**Given task:**
Retype only what runs from the first line of the listing to the line holding "Serif', 'Times New", both included. Do not retype the pictures.

*-*-*

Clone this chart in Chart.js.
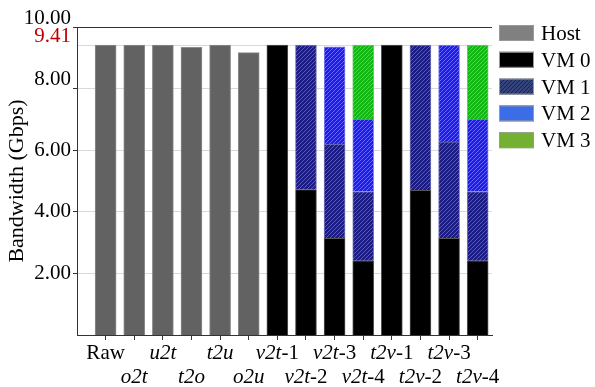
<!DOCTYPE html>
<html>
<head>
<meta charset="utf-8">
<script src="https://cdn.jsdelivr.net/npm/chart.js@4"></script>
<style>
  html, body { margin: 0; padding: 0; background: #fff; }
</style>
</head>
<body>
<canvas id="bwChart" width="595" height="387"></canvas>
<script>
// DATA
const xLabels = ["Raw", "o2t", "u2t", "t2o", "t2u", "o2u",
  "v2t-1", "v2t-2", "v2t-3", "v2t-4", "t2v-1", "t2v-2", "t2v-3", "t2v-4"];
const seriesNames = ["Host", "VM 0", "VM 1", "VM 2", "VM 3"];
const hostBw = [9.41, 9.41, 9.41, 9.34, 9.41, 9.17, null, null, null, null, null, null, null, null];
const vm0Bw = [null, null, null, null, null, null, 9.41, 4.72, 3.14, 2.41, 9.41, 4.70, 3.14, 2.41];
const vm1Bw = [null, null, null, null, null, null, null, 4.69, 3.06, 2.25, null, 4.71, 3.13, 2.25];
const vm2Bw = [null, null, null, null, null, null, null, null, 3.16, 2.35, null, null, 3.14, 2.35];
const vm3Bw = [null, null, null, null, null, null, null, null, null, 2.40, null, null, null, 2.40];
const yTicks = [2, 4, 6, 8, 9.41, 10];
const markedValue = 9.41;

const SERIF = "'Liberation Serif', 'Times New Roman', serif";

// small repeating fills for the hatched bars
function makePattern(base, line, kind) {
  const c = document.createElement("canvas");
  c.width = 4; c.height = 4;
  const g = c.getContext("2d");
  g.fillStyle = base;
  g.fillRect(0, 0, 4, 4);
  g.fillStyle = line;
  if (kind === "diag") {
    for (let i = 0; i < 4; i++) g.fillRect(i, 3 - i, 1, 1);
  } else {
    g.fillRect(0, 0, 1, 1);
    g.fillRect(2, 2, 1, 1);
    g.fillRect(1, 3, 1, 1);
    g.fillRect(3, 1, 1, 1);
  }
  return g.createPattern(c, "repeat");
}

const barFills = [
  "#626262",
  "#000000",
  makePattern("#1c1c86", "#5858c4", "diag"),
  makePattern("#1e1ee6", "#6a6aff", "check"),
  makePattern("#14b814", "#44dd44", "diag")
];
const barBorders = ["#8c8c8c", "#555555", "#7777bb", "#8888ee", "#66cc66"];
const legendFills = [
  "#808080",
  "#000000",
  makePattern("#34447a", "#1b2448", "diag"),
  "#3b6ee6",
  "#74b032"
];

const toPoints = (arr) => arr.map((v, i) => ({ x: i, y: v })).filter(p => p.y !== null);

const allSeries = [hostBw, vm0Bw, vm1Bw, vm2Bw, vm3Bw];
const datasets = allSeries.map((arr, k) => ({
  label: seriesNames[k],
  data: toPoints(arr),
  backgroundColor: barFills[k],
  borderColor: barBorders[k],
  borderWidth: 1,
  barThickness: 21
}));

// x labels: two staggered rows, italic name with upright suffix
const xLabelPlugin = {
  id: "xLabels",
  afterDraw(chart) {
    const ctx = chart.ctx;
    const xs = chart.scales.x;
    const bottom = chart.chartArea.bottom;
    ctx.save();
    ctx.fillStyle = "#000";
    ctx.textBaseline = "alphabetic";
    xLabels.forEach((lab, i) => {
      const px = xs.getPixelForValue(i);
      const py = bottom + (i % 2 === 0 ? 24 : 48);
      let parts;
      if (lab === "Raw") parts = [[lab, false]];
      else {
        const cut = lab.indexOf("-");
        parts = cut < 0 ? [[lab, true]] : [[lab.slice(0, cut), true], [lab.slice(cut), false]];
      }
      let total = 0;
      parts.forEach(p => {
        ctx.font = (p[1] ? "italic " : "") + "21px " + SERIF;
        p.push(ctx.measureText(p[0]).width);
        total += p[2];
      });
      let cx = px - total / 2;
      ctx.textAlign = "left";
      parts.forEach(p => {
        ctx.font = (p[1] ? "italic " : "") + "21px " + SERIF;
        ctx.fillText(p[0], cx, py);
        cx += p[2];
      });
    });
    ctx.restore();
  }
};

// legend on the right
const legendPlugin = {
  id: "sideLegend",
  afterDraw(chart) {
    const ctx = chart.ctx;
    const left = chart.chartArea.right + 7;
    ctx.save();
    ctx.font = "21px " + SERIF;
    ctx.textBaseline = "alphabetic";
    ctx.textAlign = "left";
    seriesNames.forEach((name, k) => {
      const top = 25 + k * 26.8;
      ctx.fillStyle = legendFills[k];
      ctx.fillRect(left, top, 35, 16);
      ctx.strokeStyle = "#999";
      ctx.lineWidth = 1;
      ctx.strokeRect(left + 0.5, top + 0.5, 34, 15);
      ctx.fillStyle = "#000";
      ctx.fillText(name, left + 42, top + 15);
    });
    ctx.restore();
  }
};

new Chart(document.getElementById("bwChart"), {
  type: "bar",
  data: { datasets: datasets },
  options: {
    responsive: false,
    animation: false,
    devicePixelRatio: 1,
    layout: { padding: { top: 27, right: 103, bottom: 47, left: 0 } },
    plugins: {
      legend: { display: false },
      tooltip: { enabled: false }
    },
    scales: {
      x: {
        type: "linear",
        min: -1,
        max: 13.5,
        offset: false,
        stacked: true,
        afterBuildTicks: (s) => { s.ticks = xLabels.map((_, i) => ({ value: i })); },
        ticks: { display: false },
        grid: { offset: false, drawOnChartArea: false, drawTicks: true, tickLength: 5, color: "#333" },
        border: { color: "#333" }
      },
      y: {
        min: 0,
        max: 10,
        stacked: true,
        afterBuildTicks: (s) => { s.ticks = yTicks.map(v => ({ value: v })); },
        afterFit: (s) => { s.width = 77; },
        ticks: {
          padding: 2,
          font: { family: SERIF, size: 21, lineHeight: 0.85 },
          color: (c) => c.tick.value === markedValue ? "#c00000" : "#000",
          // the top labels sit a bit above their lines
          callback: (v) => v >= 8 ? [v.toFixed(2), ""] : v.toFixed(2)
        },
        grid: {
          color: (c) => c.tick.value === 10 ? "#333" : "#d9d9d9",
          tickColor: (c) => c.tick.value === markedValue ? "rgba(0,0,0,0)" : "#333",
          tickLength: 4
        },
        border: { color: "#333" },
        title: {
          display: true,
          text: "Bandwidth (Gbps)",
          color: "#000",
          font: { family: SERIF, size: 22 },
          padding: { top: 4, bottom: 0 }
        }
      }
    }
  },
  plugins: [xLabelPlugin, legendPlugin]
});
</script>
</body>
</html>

*-*-*

**The answer:**
Clone this chart in Chart.js.
<!DOCTYPE html>
<html>
<head>
<meta charset="utf-8">
<script src="https://cdn.jsdelivr.net/npm/chart.js@4"></script>
<style>
  html, body { margin: 0; padding: 0; background: #fff; }
</style>
</head>
<body>
<canvas id="bwChart" width="595" height="387"></canvas>
<script>
// DATA
const xLabels = ["Raw", "o2t", "u2t", "t2o", "t2u", "o2u",
  "v2t-1", "v2t-2", "v2t-3", "v2t-4", "t2v-1", "t2v-2", "t2v-3", "t2v-4"];
const seriesNames = ["Host", "VM 0", "VM 1", "VM 2", "VM 3"];
const hostBw = [9.41, 9.41, 9.41, 9.34, 9.41, 9.17, null, null, null, null, null, null, null, null];
const vm0Bw = [null, null, null, null, null, null, 9.41, 4.72, 3.14, 2.41, 9.41, 4.70, 3.14, 2.41];
const vm1Bw = [null, null, null, null, null, null, null, 4.69, 3.06, 2.25, null, 4.71, 3.13, 2.25];
const vm2Bw = [null, null, null, null, null, null, null, null, 3.16, 2.35, null, null, 3.14, 2.35];
const vm3Bw = [null, null, null, null, null, null, null, null, null, 2.40, null, null, null, 2.40];
const yTicks = [2, 4, 6, 8, 9.41, 10];
const markedValue = 9.41;

const SERIF = "'Liberation Serif', 'Times New Roman', serif";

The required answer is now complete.